Without the pictures, repeat the listing character for character.

[START OF Recorded data]

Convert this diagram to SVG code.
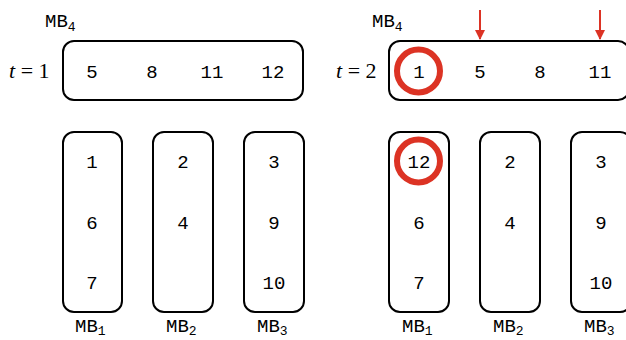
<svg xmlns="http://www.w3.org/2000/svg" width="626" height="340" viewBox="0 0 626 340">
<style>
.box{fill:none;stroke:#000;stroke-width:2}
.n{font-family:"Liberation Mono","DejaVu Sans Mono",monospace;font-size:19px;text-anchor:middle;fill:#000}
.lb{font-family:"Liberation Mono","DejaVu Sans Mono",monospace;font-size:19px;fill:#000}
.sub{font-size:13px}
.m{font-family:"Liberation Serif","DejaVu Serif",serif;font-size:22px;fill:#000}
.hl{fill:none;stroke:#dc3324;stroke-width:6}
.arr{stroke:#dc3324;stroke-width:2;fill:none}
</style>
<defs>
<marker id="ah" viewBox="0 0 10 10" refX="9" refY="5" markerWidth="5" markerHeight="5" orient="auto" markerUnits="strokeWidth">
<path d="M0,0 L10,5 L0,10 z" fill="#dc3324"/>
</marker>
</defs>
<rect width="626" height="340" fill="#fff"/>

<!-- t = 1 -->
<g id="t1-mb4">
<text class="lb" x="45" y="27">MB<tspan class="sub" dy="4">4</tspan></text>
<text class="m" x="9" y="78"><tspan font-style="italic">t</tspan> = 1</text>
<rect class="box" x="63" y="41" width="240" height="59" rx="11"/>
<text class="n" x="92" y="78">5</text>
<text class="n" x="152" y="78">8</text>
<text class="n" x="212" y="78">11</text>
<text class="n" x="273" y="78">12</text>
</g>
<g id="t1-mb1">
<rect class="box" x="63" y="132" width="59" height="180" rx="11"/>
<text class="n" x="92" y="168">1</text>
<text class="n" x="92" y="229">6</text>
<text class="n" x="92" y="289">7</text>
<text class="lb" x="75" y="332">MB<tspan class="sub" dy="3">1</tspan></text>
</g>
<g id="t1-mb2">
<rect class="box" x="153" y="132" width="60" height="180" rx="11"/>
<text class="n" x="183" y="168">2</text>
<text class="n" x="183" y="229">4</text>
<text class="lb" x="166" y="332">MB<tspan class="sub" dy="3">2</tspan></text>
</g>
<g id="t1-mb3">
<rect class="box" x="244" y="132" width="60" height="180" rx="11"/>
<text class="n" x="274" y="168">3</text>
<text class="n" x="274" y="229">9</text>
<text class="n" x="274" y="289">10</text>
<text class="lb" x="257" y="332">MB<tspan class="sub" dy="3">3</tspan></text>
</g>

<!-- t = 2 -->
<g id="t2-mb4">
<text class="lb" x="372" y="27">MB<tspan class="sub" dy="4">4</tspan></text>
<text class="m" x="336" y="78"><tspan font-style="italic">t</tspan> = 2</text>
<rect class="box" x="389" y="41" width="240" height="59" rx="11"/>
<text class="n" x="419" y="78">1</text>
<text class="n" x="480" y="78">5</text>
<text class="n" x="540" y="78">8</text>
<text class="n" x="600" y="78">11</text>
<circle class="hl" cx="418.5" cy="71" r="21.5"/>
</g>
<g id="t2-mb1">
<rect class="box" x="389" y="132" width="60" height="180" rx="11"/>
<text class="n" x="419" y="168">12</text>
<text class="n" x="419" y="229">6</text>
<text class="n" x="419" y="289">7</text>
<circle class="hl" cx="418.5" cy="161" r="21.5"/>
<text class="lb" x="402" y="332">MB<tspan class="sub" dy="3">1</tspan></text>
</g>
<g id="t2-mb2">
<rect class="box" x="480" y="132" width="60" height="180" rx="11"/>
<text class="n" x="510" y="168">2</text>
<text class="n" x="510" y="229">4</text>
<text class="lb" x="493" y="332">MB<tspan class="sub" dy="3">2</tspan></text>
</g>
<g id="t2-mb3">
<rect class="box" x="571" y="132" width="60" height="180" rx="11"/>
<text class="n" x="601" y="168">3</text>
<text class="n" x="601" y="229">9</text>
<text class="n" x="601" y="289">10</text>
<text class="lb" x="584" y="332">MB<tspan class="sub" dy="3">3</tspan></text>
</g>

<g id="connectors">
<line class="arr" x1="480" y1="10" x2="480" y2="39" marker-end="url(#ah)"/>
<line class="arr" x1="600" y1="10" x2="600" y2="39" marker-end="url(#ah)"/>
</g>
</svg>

[END OF Recorded data]

▶ _Exercise response_:
Convert this diagram to SVG code.
<svg xmlns="http://www.w3.org/2000/svg" width="626" height="340" viewBox="0 0 626 340">
<style>
.box{fill:none;stroke:#000;stroke-width:2}
.n{font-family:"Liberation Mono","DejaVu Sans Mono",monospace;font-size:19px;text-anchor:middle;fill:#000}
.lb{font-family:"Liberation Mono","DejaVu Sans Mono",monospace;font-size:19px;fill:#000}
.sub{font-size:13px}
.m{font-family:"Liberation Serif","DejaVu Serif",serif;font-size:22px;fill:#000}
.hl{fill:none;stroke:#dc3324;stroke-width:6}
.arr{stroke:#dc3324;stroke-width:2;fill:none}
</style>
<defs>
<marker id="ah" viewBox="0 0 10 10" refX="9" refY="5" markerWidth="5" markerHeight="5" orient="auto" markerUnits="strokeWidth">
<path d="M0,0 L10,5 L0,10 z" fill="#dc3324"/>
</marker>
</defs>
<rect width="626" height="340" fill="#fff"/>

<!-- t = 1 -->
<g id="t1-mb4">
<text class="lb" x="45" y="27">MB<tspan class="sub" dy="4">4</tspan></text>
<text class="m" x="9" y="78"><tspan font-style="italic">t</tspan> = 1</text>
<rect class="box" x="63" y="41" width="240" height="59" rx="11"/>
<text class="n" x="92" y="78">5</text>
<text class="n" x="152" y="78">8</text>
<text class="n" x="212" y="78">11</text>
<text class="n" x="273" y="78">12</text>
</g>
<g id="t1-mb1">
<rect class="box" x="63" y="132" width="59" height="180" rx="11"/>
<text class="n" x="92" y="168">1</text>
<text class="n" x="92" y="229">6</text>
<text class="n" x="92" y="289">7</text>
<text class="lb" x="75" y="332">MB<tspan class="sub" dy="3">1</tspan></text>
</g>
<g id="t1-mb2">
<rect class="box" x="153" y="132" width="60" height="180" rx="11"/>
<text class="n" x="183" y="168">2</text>
<text class="n" x="183" y="229">4</text>
<text class="lb" x="166" y="332">MB<tspan class="sub" dy="3">2</tspan></text>
</g>
<g id="t1-mb3">
<rect class="box" x="244" y="132" width="60" height="180" rx="11"/>
<text class="n" x="274" y="168">3</text>
<text class="n" x="274" y="229">9</text>
<text class="n" x="274" y="289">10</text>
<text class="lb" x="257" y="332">MB<tspan class="sub" dy="3">3</tspan></text>
</g>

<!-- t = 2 -->
<g id="t2-mb4">
<text class="lb" x="372" y="27">MB<tspan class="sub" dy="4">4</tspan></text>
<text class="m" x="336" y="78"><tspan font-style="italic">t</tspan> = 2</text>
<rect class="box" x="389" y="41" width="240" height="59" rx="11"/>
<text class="n" x="419" y="78">1</text>
<text class="n" x="480" y="78">5</text>
<text class="n" x="540" y="78">8</text>
<text class="n" x="600" y="78">11</text>
<circle class="hl" cx="418.5" cy="71" r="21.5"/>
</g>
<g id="t2-mb1">
<rect class="box" x="389" y="132" width="60" height="180" rx="11"/>
<text class="n" x="419" y="168">12</text>
<text class="n" x="419" y="229">6</text>
<text class="n" x="419" y="289">7</text>
<circle class="hl" cx="418.5" cy="161" r="21.5"/>
<text class="lb" x="402" y="332">MB<tspan class="sub" dy="3">1</tspan></text>
</g>
<g id="t2-mb2">
<rect class="box" x="480" y="132" width="60" height="180" rx="11"/>
<text class="n" x="510" y="168">2</text>
<text class="n" x="510" y="229">4</text>
<text class="lb" x="493" y="332">MB<tspan class="sub" dy="3">2</tspan></text>
</g>
<g id="t2-mb3">
<rect class="box" x="571" y="132" width="60" height="180" rx="11"/>
<text class="n" x="601" y="168">3</text>
<text class="n" x="601" y="229">9</text>
<text class="n" x="601" y="289">10</text>
<text class="lb" x="584" y="332">MB<tspan class="sub" dy="3">3</tspan></text>
</g>

<g id="connectors">
<line class="arr" x1="480" y1="10" x2="480" y2="39" marker-end="url(#ah)"/>
<line class="arr" x1="600" y1="10" x2="600" y2="39" marker-end="url(#ah)"/>
</g>
</svg>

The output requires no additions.